I have the 4 in 1 to mix in water. I have had my young homers for a week now and the breeder recommended to give them this. I know there are differing opinions on this stuff, I have held off giving it because they all seem fine. they have been getting vit/probios in the water since I got them. I put garlic in the bath water, and all are eating great. I don't like to over do meds so am I making a mistake by holding off on this med? all opinions are helpfull..thanks


----------



## Lovebirds (Sep 6, 2002)

What was his reason for saying you should give this to them? What's it for?


----------



## spirit wings (Mar 29, 2008)

Lovebirds said:


> What was his reason for saying you should give this to them? What's it for?


because of the stress of the move, and give it as a precaution....they seem fine(knock on wood)...so I thought whats the point. don't they need to build up natural defenses???


----------



## Lovebirds (Sep 6, 2002)

I don't think I'd worry too much about the stress after a week.

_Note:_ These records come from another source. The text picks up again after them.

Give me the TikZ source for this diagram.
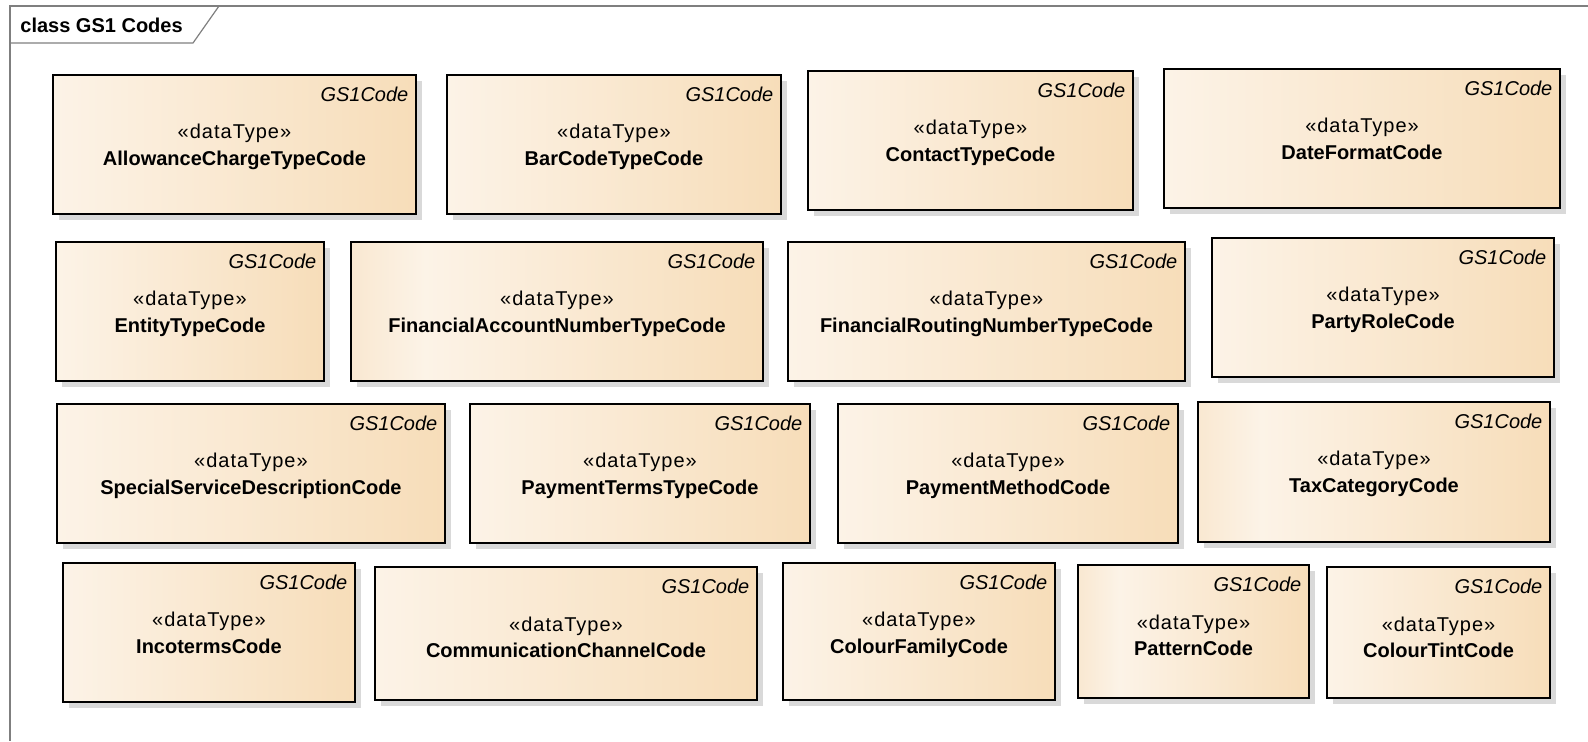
\documentclass[tikz,border=0pt]{standalone}
\usepackage{fontspec}
\setmainfont{Liberation Sans}
\newfontfamily\stereofont[LetterSpace=5]{Liberation Sans}
\usetikzlibrary{fit,shadows}
\definecolor{gsLight}{HTML}{FCF3E7}
\definecolor{gsMid}{HTML}{F9E8D1}
\definecolor{gsDark}{HTML}{F7DDB9}
\definecolor{gsShadow}{HTML}{D9D9D9}
\definecolor{frameGrey}{HTML}{7F7F7F}
\pgfdeclarehorizontalshading{gsplain}{100bp}{color(0bp)=(gsLight); color(25bp)=(gsLight); color(75bp)=(gsDark); color(100bp)=(gsDark)}
\pgfdeclarehorizontalshading{gsdarkleft}{100bp}{color(0bp)=(gsDark); color(25bp)=(gsMid); color(34bp)=(gsLight); color(75bp)=(gsDark); color(100bp)=(gsDark)}

\begin{document}
\begin{tikzpicture}[x=0.5pt,y=-0.5pt,font=\fontsize{10}{12}\selectfont]
\tikzstyle{diagframe}=[draw=frameGrey,line width=0.6pt]
\tikzstyle{dtype}=[draw=black,line width=0.75pt,inner sep=0pt,shade,shading=gsplain,
  drop shadow={shadow xshift=3pt,shadow yshift=-3pt,fill=gsShadow,opacity=1}]
\tikzstyle{darkleft}=[shading=gsdarkleft]
\tikzstyle{gstag}=[anchor=base east,inner sep=0pt,font=\fontsize{10}{12}\selectfont\itshape]
\tikzstyle{stereo}=[anchor=base,inner sep=0pt,font=\fontsize{10}{12}\stereofont]
\tikzstyle{cname}=[anchor=base,inner sep=0pt,font=\fontsize{10}{12}\selectfont\bfseries]

\useasboundingbox (0,0) rectangle (1588,741);

% diagram frame
\draw[diagframe] (1588,6) -- (10,6) -- (10,741);
\draw[diagframe] (10,43) -- (193,43) -- (219,6);
\node[anchor=base west,inner sep=0pt,font=\fontsize{10}{12}\selectfont\bfseries] (frame-title) at (20,32) {class GS1 Codes};

% first row
\node[dtype,fit={(53,75) (416,214)}] (allowance) {};
\node[gstag] (allowance-tag) at ([shift={(-8,27)}]allowance.north east) {GS1Code};
\node[stereo] (allowance-st) at ([shift={(0,64)}]allowance.north) {«dataType»};
\node[cname] (allowance-nm) at ([shift={(0,91)}]allowance.north) {AllowanceChargeTypeCode};

\node[dtype,fit={(447,75) (781,214)}] (barcode) {};
\node[gstag] (barcode-tag) at ([shift={(-8,27)}]barcode.north east) {GS1Code};
\node[stereo] (barcode-st) at ([shift={(0,64)}]barcode.north) {«dataType»};
\node[cname] (barcode-nm) at ([shift={(0,91)}]barcode.north) {BarCodeTypeCode};

\node[dtype,fit={(808,71) (1133,210)}] (contact) {};
\node[gstag] (contact-tag) at ([shift={(-8,27)}]contact.north east) {GS1Code};
\node[stereo] (contact-st) at ([shift={(0,64)}]contact.north) {«dataType»};
\node[cname] (contact-nm) at ([shift={(0,91)}]contact.north) {ContactTypeCode};

\node[dtype,fit={(1164,69) (1560,208)}] (dateformat) {};
\node[gstag] (dateformat-tag) at ([shift={(-8,27)}]dateformat.north east) {GS1Code};
\node[stereo] (dateformat-st) at ([shift={(0,64)}]dateformat.north) {«dataType»};
\node[cname] (dateformat-nm) at ([shift={(0,91)}]dateformat.north) {DateFormatCode};

% second row
\node[dtype,fit={(56,242) (324,381)}] (entity) {};
\node[gstag] (entity-tag) at ([shift={(-8,27)}]entity.north east) {GS1Code};
\node[stereo] (entity-st) at ([shift={(0,64)}]entity.north) {«dataType»};
\node[cname] (entity-nm) at ([shift={(0,91)}]entity.north) {EntityTypeCode};

\node[dtype,darkleft,fit={(351,242) (763,381)}] (finaccount) {};
\node[gstag] (finaccount-tag) at ([shift={(-8,27)}]finaccount.north east) {GS1Code};
\node[stereo] (finaccount-st) at ([shift={(0,64)}]finaccount.north) {«dataType»};
\node[cname] (finaccount-nm) at ([shift={(0,91)}]finaccount.north) {FinancialAccountNumberTypeCode};

\node[dtype,fit={(788,242) (1185,381)}] (finrouting) {};
\node[gstag] (finrouting-tag) at ([shift={(-8,27)}]finrouting.north east) {GS1Code};
\node[stereo] (finrouting-st) at ([shift={(0,64)}]finrouting.north) {«dataType»};
\node[cname] (finrouting-nm) at ([shift={(0,91)}]finrouting.north) {FinancialRoutingNumberTypeCode};

\node[dtype,fit={(1212,238) (1554,377)}] (partyrole) {};
\node[gstag] (partyrole-tag) at ([shift={(-8,27)}]partyrole.north east) {GS1Code};
\node[stereo] (partyrole-st) at ([shift={(0,64)}]partyrole.north) {«dataType»};
\node[cname] (partyrole-nm) at ([shift={(0,91)}]partyrole.north) {PartyRoleCode};

% third row
\node[dtype,fit={(57,404) (445,543)}] (special) {};
\node[gstag] (special-tag) at ([shift={(-8,27)}]special.north east) {GS1Code};
\node[stereo] (special-st) at ([shift={(0,64)}]special.north) {«dataType»};
\node[cname] (special-nm) at ([shift={(0,91)}]special.north) {SpecialServiceDescriptionCode};

\node[dtype,fit={(470,404) (810,543)}] (payterms) {};
\node[gstag] (payterms-tag) at ([shift={(-8,27)}]payterms.north east) {GS1Code};
\node[stereo] (payterms-st) at ([shift={(0,64)}]payterms.north) {«dataType»};
\node[cname] (payterms-nm) at ([shift={(0,91)}]payterms.north) {PaymentTermsTypeCode};

\node[dtype,fit={(838,404) (1178,543)}] (paymethod) {};
\node[gstag] (paymethod-tag) at ([shift={(-8,27)}]paymethod.north east) {GS1Code};
\node[stereo] (paymethod-st) at ([shift={(0,64)}]paymethod.north) {«dataType»};
\node[cname] (paymethod-nm) at ([shift={(0,91)}]paymethod.north) {PaymentMethodCode};

\node[dtype,darkleft,fit={(1198,402) (1550,542)}] (taxcat) {};
\node[gstag] (taxcat-tag) at ([shift={(-8,27)}]taxcat.north east) {GS1Code};
\node[stereo] (taxcat-st) at ([shift={(0,64)}]taxcat.north) {«dataType»};
\node[cname] (taxcat-nm) at ([shift={(0,91)}]taxcat.north) {TaxCategoryCode};

% fourth row
\node[dtype,fit={(63,563) (355,702)}] (incoterms) {};
\node[gstag] (incoterms-tag) at ([shift={(-8,27)}]incoterms.north east) {GS1Code};
\node[stereo] (incoterms-st) at ([shift={(0,64)}]incoterms.north) {«dataType»};
\node[cname] (incoterms-nm) at ([shift={(0,91)}]incoterms.north) {IncotermsCode};

\node[dtype,fit={(375,567) (757,700)}] (commchannel) {};
\node[gstag] (commchannel-tag) at ([shift={(-8,27)}]commchannel.north east) {GS1Code};
\node[stereo] (commchannel-st) at ([shift={(0,65)}]commchannel.north) {«dataType»};
\node[cname] (commchannel-nm) at ([shift={(0,91)}]commchannel.north) {CommunicationChannelCode};

\node[dtype,fit={(783,563) (1055,700)}] (colfamily) {};
\node[gstag] (colfamily-tag) at ([shift={(-8,27)}]colfamily.north east) {GS1Code};
\node[stereo] (colfamily-st) at ([shift={(0,64)}]colfamily.north) {«dataType»};
\node[cname] (colfamily-nm) at ([shift={(0,91)}]colfamily.north) {ColourFamilyCode};

\node[dtype,darkleft,fit={(1078,565) (1309,698)}] (pattern) {};
\node[gstag] (pattern-tag) at ([shift={(-8,27)}]pattern.north east) {GS1Code};
\node[stereo] (pattern-st) at ([shift={(0,65)}]pattern.north) {«dataType»};
\node[cname] (pattern-nm) at ([shift={(0,91)}]pattern.north) {PatternCode};

\node[dtype,fit={(1327,567) (1550,698)}] (coltint) {};
\node[gstag] (coltint-tag) at ([shift={(-8,27)}]coltint.north east) {GS1Code};
\node[stereo] (coltint-st) at ([shift={(0,65)}]coltint.north) {«dataType»};
\node[cname] (coltint-nm) at ([shift={(0,91)}]coltint.north) {ColourTintCode};
\end{tikzpicture}
\end{document}
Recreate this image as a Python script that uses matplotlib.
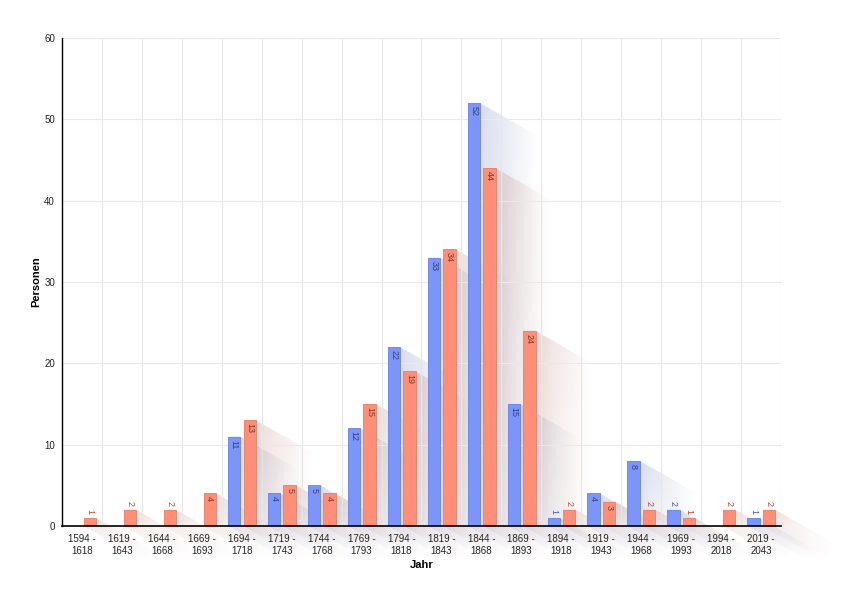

Some people just LIKE pumping medicine into their birds for some reason. 
If they are eating fine, drinking fine, pooping fine and seem to be happy and healthy, then don't be giving them stuff they don't need. 
They are the only birds that have ever been in that loft, so what ever "natural defenses" they need to build up has already been built up because they all came from the same loft and moved into a brand new loft. If there are any "bugs" in your loft, your 30 birds brought them with them.


----------



## DEEJAY7950 (Dec 13, 2006)

The 4 in 1 can't hurt, go ahead and treat them to be on the safe side, you did say they were young birds (30) so this would be their first time and you can keep a record of this treatment you provided for Canker-Cocci--E-Coli--and Paratyphoid!


----------



## george simon (Feb 28, 2006)

* If the birds show no sicns of sickness why give them this 4 in 1 all you will do is kill the friendly bacteria that support the birds natural immune system. Use antibiotics only when you know that you have a sickness and then use the correct antibiotic for that sickness. ..GEORGE*


----------



## spirit wings (Mar 29, 2008)

thanks guys, I have decided to med if problem arises...allways like to know how others think though...appreciate ALL the input.


----------